Last year, police forces across the UK made almost 4,000 calls to the Motor Insurance Bureau’s (MIB) police helpline relating to the “Drive any Vehicle” clause in motorists insurance policies.
As a result, over 1,500 vehicles were seized during this period because motorists thought they were covered to drive another vehicle – but in fact were not insured at all.
The MIB finds that drivers often assume they have the Drive any Vehicle extension on their insurance policy if they have fully comprehensive cover. In particular, the Drive any Vehicle extension is only valid if you are the policyholder on a vehicle, not a named driver on someone else’s.
Recent research by temporary motor insurance provider Tempcover also reveals that over the past few years, most insurers have been quietly modifying or removing the drive any vehicle clauses after they were increasingly abused by motorists looking to dodge rising premiums. That means that you can’t assume that you can just drive someone else’s vehicle.
Tradespeople at risk
The Tempcover research found that tradespeople, along with young drivers, are the main victims of the change to the clause and are likely to be caught out as many rely on the ability to borrow a van at short notice in order to keep their business going.
For most tradespeople, their van is far more than just their transport, it’s their office and even one day off the road can have a huge impact on their business.
If tradespeople need to borrow a van to get to a job, they may assume they’re automatically covered under the DOV clause, unaware that many insurance providers don’t offer the extension for vans.
Admiral and Hastings are just two of the van insurance providers that won’t cover you to drive other vehicles, regardless of your circumstances. This is almost certain to stop tradespeople and other small business owners from simply swapping in and out of vans.
Unfortunately, drivers are unable to see whether they are covered to drive another vehicle until they’ve purchased a policy. It’s an important policy feature that rarely gets a mention during the price comparison process.
The closest you can get is to select the insurer you want and then to trawl through their policy wording documents.
While you’re very unlikely to find out if you are covered to drive other vehicles under your policy before buying the policy, what you can find, if you search hard enough, is the growing number of restrictions that
insurers are putting on the clause.
Tradespeople are left not knowing if this once-policy standard is included until they’ve purchased the policy and even then, they must wade through the dense, jargon-filled policy wording documents to find out the
numerous restrictions on the extension.
The onus is increasingly being put on drivers to find and interpret their individual policy wording before getting behind the wheel of another van.
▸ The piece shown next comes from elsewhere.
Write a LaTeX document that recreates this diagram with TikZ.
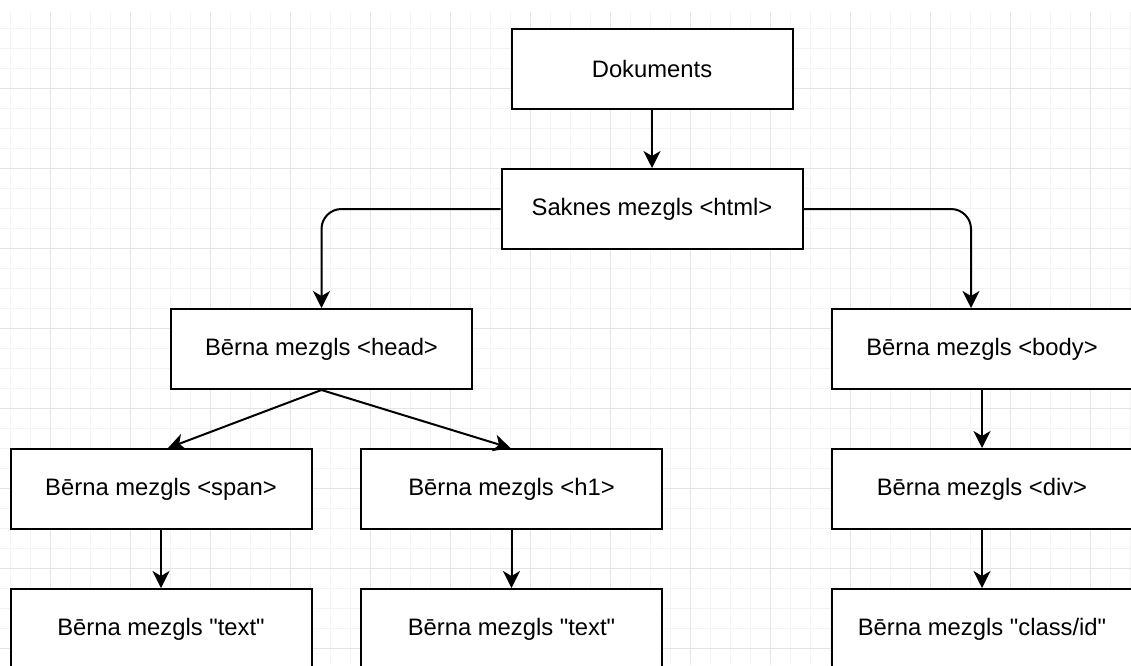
\documentclass[tikz,border=0pt]{standalone}
\usepackage{fontspec}
\setmainfont{Liberation Sans}[Ligatures=TeXOff]
\usetikzlibrary{arrows.meta}
\definecolor{gridminor}{HTML}{F3F3F3}
\definecolor{gridmajor}{HTML}{E4E4E4}
\tikzset{
  box/.style={draw=black, line width=2pt, fill=white, minimum height=80pt, minimum width=301pt,
    inner sep=0pt, font=\fontsize{23.8}{28}\selectfont},
  conn/.style={draw=black, line width=2pt, -{Stealth[length=17pt,width=17pt,inset=5pt]}},
}
\begin{document}
\begin{tikzpicture}[x=1pt,y=-1pt]
\useasboundingbox (0,0) rectangle (1131,665);
\clip (0,0) rectangle (1131,665);
\fill[white] (0,0) rectangle (1131,665);
% grid
\foreach \gx in {10,30,...,1130} \draw[gridminor,line width=1pt] (\gx,12) -- (\gx,665);
\foreach \gy in {28,48,...,660} \draw[gridminor,line width=1pt] (0,\gy) -- (1131,\gy);
\foreach \gx in {50,130,...,1130} \draw[gridmajor,line width=1pt] (\gx,12) -- (\gx,665);
\foreach \gy in {88,168,...,660} \draw[gridmajor,line width=1pt] (0,\gy) -- (1131,\gy);
% nodes
\node[box, minimum width=281pt] (doc) at (652,69) {Dokuments};
\node[box] (root) at (652,209) {Saknes mezgls <html>};
\node[box] (head) at (321.5,349) {Bērna mezgls <head>};
\node[box, minimum width=300pt] (body) at (982,349) {Bērna mezgls <body>};
\node[box] (span) at (161,489) {Bērna mezgls <span>};
\node[box] (h1) at (511.5,489) {Bērna mezgls <h1>};
\node[box, minimum width=300pt] (div) at (982,489) {Bērna mezgls <div>};
\node[box] (t1) at (161,629) {Bērna mezgls "text"};
\node[box] (t2) at (511.5,629) {Bērna mezgls "text"};
\node[box, minimum width=300pt] (t3) at (982,629) {Bērna mezgls "class/id"};
% connectors
\draw[conn] (doc.south) -- (root.north);
\draw[conn, rounded corners=20pt] (root.west) -| (head.north);
\draw[conn, rounded corners=20pt] (root.east) -| ([xshift=-11pt]body.north);
\draw[conn] (head.south) -- ([xshift=7pt]span.north);
\draw[conn] (head.south) -- ([xshift=-1pt]h1.north);
\draw[conn] (body.south) -- (div.north);
\draw[conn] (span.south) -- (t1.north);
\draw[conn] (h1.south) -- (t2.north);
\draw[conn] (div.south) -- (t3.north);
\end{tikzpicture}
\end{document}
If you’re lucky enough to have the extension, if you have an accident, at best you’ll be left with a big repair bill and the possibility of being sued for damages.
At worst, if you find that the cover is not included and you’re stopped by the police, you would face a range of penalties including 6-8 penalty points on your licence, a possible 6-12-month disqualification from driving and an unlimited fine depending on the seriousness of the offence.